The two following images were taken with the same camera. The first one was shot at 24 mm, the camera lens’ widest angle and greatest field of view. The second was shot with the lens at 720mm. While a current smart phone with its typical 27mm field of view will get you some decent shots, you will miss the ability to zoom in on more distant subjects.
I took most of the images and video in this post and the one on Tarangire with my newly acquired Sony HX80, which I bought used from Henry’s in Toronto for $160. CDN. I also had my Sony RX100 III with its better (but not APS-C sized) sensor for shots and videos in the 24 to 70 mm. range.

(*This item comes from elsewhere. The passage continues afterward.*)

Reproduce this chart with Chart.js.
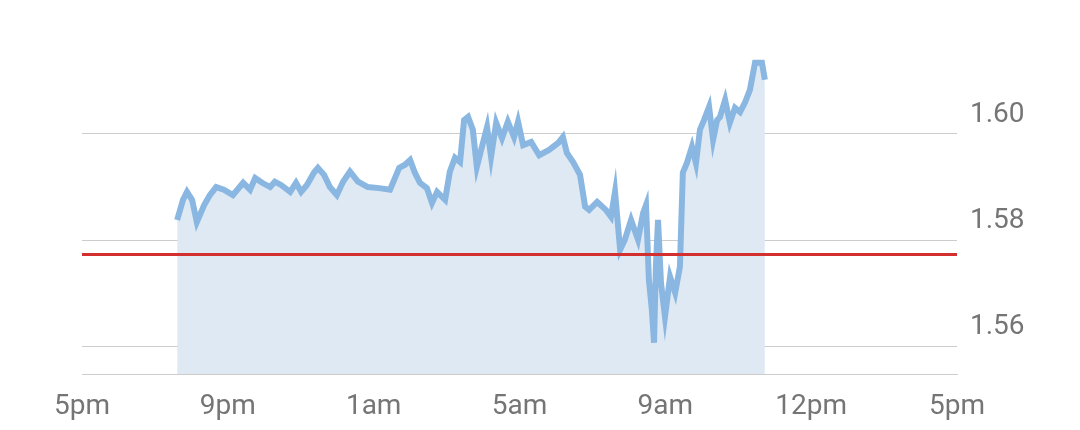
<!DOCTYPE html>
<html>
<head>
<meta charset="utf-8">
<script src="https://cdn.jsdelivr.net/npm/chart.js@4/dist/chart.umd.min.js"></script>
<style>
  html, body { margin: 0; padding: 0; background: #fff; }
  #wrap { width: 1080px; height: 430px; }
</style>
</head>
<body>
<div id="wrap"><canvas id="rateChart"></canvas></div>
<script>
// hours after 5pm (axis position) and the rate
const hours = [
  2.61, 2.77, 2.88, 3.02, 3.15, 3.35, 3.51, 3.68, 3.89, 4.14,
  4.42, 4.61, 4.75, 4.94, 5.16, 5.29, 5.46, 5.71, 5.87, 6.01,
  6.17, 6.36, 6.47, 6.64, 6.80, 6.99, 7.16, 7.35, 7.57, 7.84,
  8.15, 8.45, 8.70, 8.86, 9.00, 9.13, 9.27, 9.46, 9.60, 9.74,
  9.96, 10.09, 10.23, 10.37, 10.48, 10.59, 10.72, 10.83, 10.97, 11.11,
  11.22, 11.36, 11.52, 11.68, 11.85, 11.96, 12.10, 12.32, 12.54, 12.81,
  13.06, 13.19, 13.30, 13.47, 13.66, 13.80, 13.91, 14.13, 14.37, 14.51,
  14.62, 14.76, 14.89, 15.06, 15.25, 15.39, 15.47, 15.55, 15.63, 15.69,
  15.74, 15.80, 15.88, 15.99, 16.13, 16.27, 16.40, 16.48, 16.59, 16.73,
  16.84, 16.95, 17.06, 17.20, 17.31, 17.42, 17.50, 17.64, 17.77, 17.91,
  18.05, 18.19, 18.32, 18.46, 18.65, 18.73
];
const rates = [
  1.5838, 1.5876, 1.5891, 1.5876, 1.5834, 1.5866, 1.5885, 1.5900, 1.5895, 1.5885,
  1.5908, 1.5895, 1.5917, 1.5908, 1.5900, 1.5910, 1.5904, 1.5891, 1.5908, 1.5891,
  1.5904, 1.5927, 1.5936, 1.5923, 1.5900, 1.5885, 1.5910, 1.5929, 1.5910, 1.5900,
  1.5898, 1.5895, 1.5936, 1.5942, 1.5951, 1.5927, 1.5908, 1.5898, 1.5870, 1.5891,
  1.5876, 1.5929, 1.5955, 1.5947, 1.6026, 1.6032, 1.6008, 1.5938, 1.5976, 1.6013,
  1.5957, 1.6021, 1.5992, 1.6023, 1.5994, 1.6023, 1.5979, 1.5985, 1.5960, 1.5970,
  1.5983, 1.5994, 1.5964, 1.5947, 1.5923, 1.5863, 1.5857, 1.5872, 1.5857, 1.5844,
  1.5891, 1.5782, 1.5801, 1.5838, 1.5801, 1.5851, 1.5866, 1.5725, 1.5669, 1.5607,
  1.5750, 1.5838, 1.5720, 1.5656, 1.5731, 1.5701, 1.5750, 1.5927, 1.5945, 1.5976,
  1.5945, 1.6008, 1.6026, 1.6051, 1.5989, 1.6026, 1.6032, 1.6064, 1.6021, 1.6049,
  1.6041, 1.6060, 1.6083, 1.6134, 1.6134, 1.6102
];
const prevClose = 1.5773;

const xTicks = [0, 4, 8, 12, 16, 20, 24];
const xLabels = ['5pm', '9pm', '1am', '5am', '9am', '12pm', '5pm'];
const yTicks = [1.56, 1.58, 1.60];

const ctx = document.getElementById('rateChart').getContext('2d');

new Chart(ctx, {
  type: 'line',
  data: {
    datasets: [
      {
        data: [{ x: 0, y: prevClose }, { x: 24, y: prevClose }],
        borderColor: '#d32f2f',
        borderWidth: 3,
        pointRadius: 0,
        fill: false,
        order: 0
      },
      {
        data: hours.map((h, i) => ({ x: h, y: rates[i] })),
        borderColor: '#8ab7e1',
        backgroundColor: 'rgb(222,233,244)',
        borderWidth: 6,
        pointRadius: 0,
        tension: 0,
        fill: 'start',
        order: 1
      }
    ]
  },
  options: {
    responsive: true,
    maintainAspectRatio: false,
    animation: false,
    layout: { padding: { left: 82, top: 0, right: 0, bottom: 0 } },
    plugins: { legend: { display: false }, tooltip: { enabled: false } },
    scales: {
      x: {
        type: 'linear',
        min: 0,
        max: 24,
        afterBuildTicks: s => { s.ticks = xTicks.map(v => ({ value: v })); },
        afterFit: s => { s.height = 56; },
        grid: { display: false },
        border: { display: true, color: '#cccccc', width: 1 },
        ticks: {
          callback: (v) => xLabels[xTicks.indexOf(v)],
          color: '#757575',
          font: { family: 'Roboto', size: 28 },
          padding: 8,
          maxRotation: 0
        }
      },
      y: {
        position: 'right',
        min: 1.55481,
        max: 1.62521,
        afterBuildTicks: s => { s.ticks = yTicks.map(v => ({ value: v })); },
        afterFit: s => { s.width = 123; s.paddingTop = 0; s.paddingBottom = 0; },
        grid: { color: '#cccccc', drawTicks: false },
        border: { display: false },
        ticks: {
          callback: v => v.toFixed(2),
          color: '#757575',
          font: { family: 'Roboto', size: 28 },
          padding: 13,
          labelOffset: -19
        }
      }
    }
  }
});
</script>
</body>
</html>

I found the combination to be acceptable. While I did miss my Sony A77 and my Sony A6000 cameras, I did not miss having to change lenses or lugging around camera gear that weighed from five to ten times more than the two tiny point and shoots I took to Tanzania.
The ride back to the rim of the crater was steeper and longer than our ride down Seneto Road at the start of the day. It was also less bumpy, given the bricks that made up the roadbed. Check out the following video clip for a sample of that ride.
We stopped at the same spot where the Land Cruiser before us had stopped and quickly took a few last photos of the remarkable ecosystem that is the Ngorongoro Crater. We had wondered at the start of the day how we could top our previous day’s visit to Tarangire. Now none of us could say which of the two was the better! We were just glad to have been able to do both of them.
For a two-day safari that I had booked the day before I went, things had turned out remarkably well. I was glad that I had passed up on some of the $1500.+ package deals that I had been offered for a similar safari.
From the crater, we returned to the campground where a vehicle and driver were waiting to take four of us back to Arusha, and me onwards to the Kilimanjaro International Airport. Twenty-four hours after descending the Seneto Road into the crater, I was sitting in Amsterdam at Schiphol Airport waiting for my connecting flight to Toronto. Crazy world, eh!